Mugtaba: Ja, eine solidarische Haltung im Alltag ist ganz wichtig. Vor allem, dass man den Mund aufmacht und das eigene Privileg nutzt, um Menschen auf Missstände aufmerksam zu machen. Beispielsweise kann man den Nazi- Opa beim Familien-Essen konfrontieren, wenn er was Unangebrachtes sagt.
Aber es sollte einem auch bewusst sein, dass Rassismus ein System ist. Wir sind alle Rassist/innen, weil wir in einer rassistischen Gesellschaft rassistisch sozialisiert worden sind. Es geht vor allem darum, sich zu bilden und zu versuchen, die Inhalte mithilfe eigener Plattformen weiter an neue Menschen heranzutragen.
goschat: Was unterscheidet deiner Meinung nach die Protestbewegungen in Österreich von jenen in den USA?
Mugtaba: Ich glaub der Unterschied bei uns ist, dass wir gerade keinen Akut-Fall haben.
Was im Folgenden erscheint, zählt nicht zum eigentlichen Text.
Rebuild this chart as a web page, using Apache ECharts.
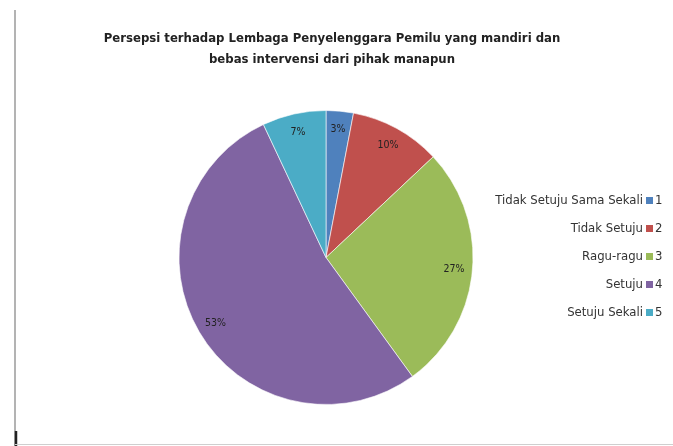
<!DOCTYPE html>
<html>
<head>
<meta charset="utf-8">
<script src="https://cdn.jsdelivr.net/npm/echarts@6/dist/echarts.min.js"></script>
<style>html,body{margin:0;padding:0;background:#fff}#c{width:673px;height:446px}</style>
</head>
<body>
<div id="c"></div>
<script>
const titleText = 'Persepsi terhadap Lembaga Penyelenggara Pemilu yang mandiri dan\nbebas intervensi dari pihak manapun';
const categories = ['Tidak Setuju Sama Sekali', 'Tidak Setuju', 'Ragu-ragu', 'Setuju', 'Setuju Sekali'];
const codes = ['1', '2', '3', '4', '5'];
const values = [3, 10, 27, 53, 7];
const colors = ['#4F81BD', '#C0504D', '#9BBB59', '#8064A2', '#4BACC6'];

const data = categories.map((c, i) => ({ name: c, value: values[i], itemStyle: { color: colors[i] } }));
const codeOf = {};
categories.forEach((c, i) => codeOf[c] = codes[i]);

const chart = echarts.init(document.getElementById('c'), null, { renderer: 'canvas' });
const font = '"Liberation Sans Narrow", "DejaVu Sans Condensed", "Liberation Sans", sans-serif';
chart.setOption({
  animation: false,
  backgroundColor: '#fff',
  title: {
    text: titleText,
    left: 327, top: 23, textAlign: 'center',
    textStyle: { fontFamily: font, fontSize: 13, fontWeight: 'bold', color: '#222', lineHeight: 21 }
  },
  legend: [{
    orient: 'vertical', right: 20, top: 194, padding: 0,
    align: 'right', itemWidth: 7, itemHeight: 7, itemGap: 15,
    icon: 'rect', selectedMode: false,
    itemStyle: { borderWidth: 0 },
    data: categories,
    textStyle: { fontFamily: font, fontSize: 13, color: '#333', padding: [0, -2, 0, 0] }
  }, {
    orient: 'vertical', left: 646, top: 194, padding: 0,
    align: 'left', itemWidth: 7, itemHeight: 7, itemGap: 15,
    icon: 'rect', selectedMode: false,
    itemStyle: { opacity: 0, borderWidth: 0 },
    data: categories,
    formatter: n => codeOf[n],
    textStyle: { fontFamily: font, fontSize: 13, color: '#333', padding: [0, 0, 0, -3] }
  }],
  graphic: [
    { type: 'line', shape: { x1: 15, y1: 10, x2: 15, y2: 446 }, style: { stroke: '#9a9a9a', lineWidth: 1.5 } },
    { type: 'line', shape: { x1: 16, y1: 431, x2: 16, y2: 446 }, style: { stroke: '#222', lineWidth: 2.5 } },
    { type: 'line', shape: { x1: 15, y1: 444.5, x2: 673, y2: 444.5 }, style: { stroke: '#cfcfcf', lineWidth: 1 } }
  ],
  series: [{
    type: 'pie',
    center: [326, 257.5], radius: 147,
    startAngle: 90, clockwise: true,
    data: data,
    label: { show: false },
    labelLine: { show: false },
    itemStyle: { borderColor: '#fff', borderWidth: 0.6 },
    emphasis: { disabled: true }
  }, {
    type: 'pie',
    center: [326, 257.5], radius: [104, 147],
    startAngle: 90, clockwise: true,
    silent: true,
    data: data.map(d => ({ name: d.name, value: d.value })),
    itemStyle: { color: 'rgba(0,0,0,0)', opacity: 0 },
    label: {
      show: true, position: 'inside',
      formatter: p => p.value + '%',
      fontFamily: font, fontSize: 10.5, color: '#222', opacity: 1
    },
    labelLine: { show: false },
    emphasis: { disabled: true }
  }]
});
</script>
</body>
</html>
Wenn Leute „No justice, no peace“ sagen, kann ich das verstehen. Stell dir vor, es wird jemand ermordet und die Polizist/innen werden nicht eingesperrt. Dass die Leute dann eskalieren und härter werden im Protest kann ich absolut nachvollziehen. Oft hört man: „Warum geht es nicht auch friedlich in den USA?“ Alle Rechte wurden durch härtere Proteste oder durch Riots erkämpft: Frauenrechte, Arbeiter/innenrechte, Queer-Rechte,… Niemand schenkt dir Rechte. Und deshalb finde ich es einfach naiv zu behaupten, es gehe auch anders.
goschat: Sprache schafft Bewusstsein. Bei welchen Aussagen oder Fragen sollte eine weiße Person mehr auf ihre Ausdrucksweise achten?
Mugtaba: Bei allem! Ich könnte dir jetzt eine lange Liste von Dingen geben, die man nicht sagen sollte. Aber es ist schwer, weil wie gesagt: Sprache schafft Bewusstsein. Und Sprache ist rassistisch konnotiert. Ich glaube, es geht dabei um Selbstbildung. Meiner Meinung nach ist das der Bildungsauftrag an jede Einzelperson: Mal zu googeln und bereit zu sein, diese Arbeit selbst zu machen.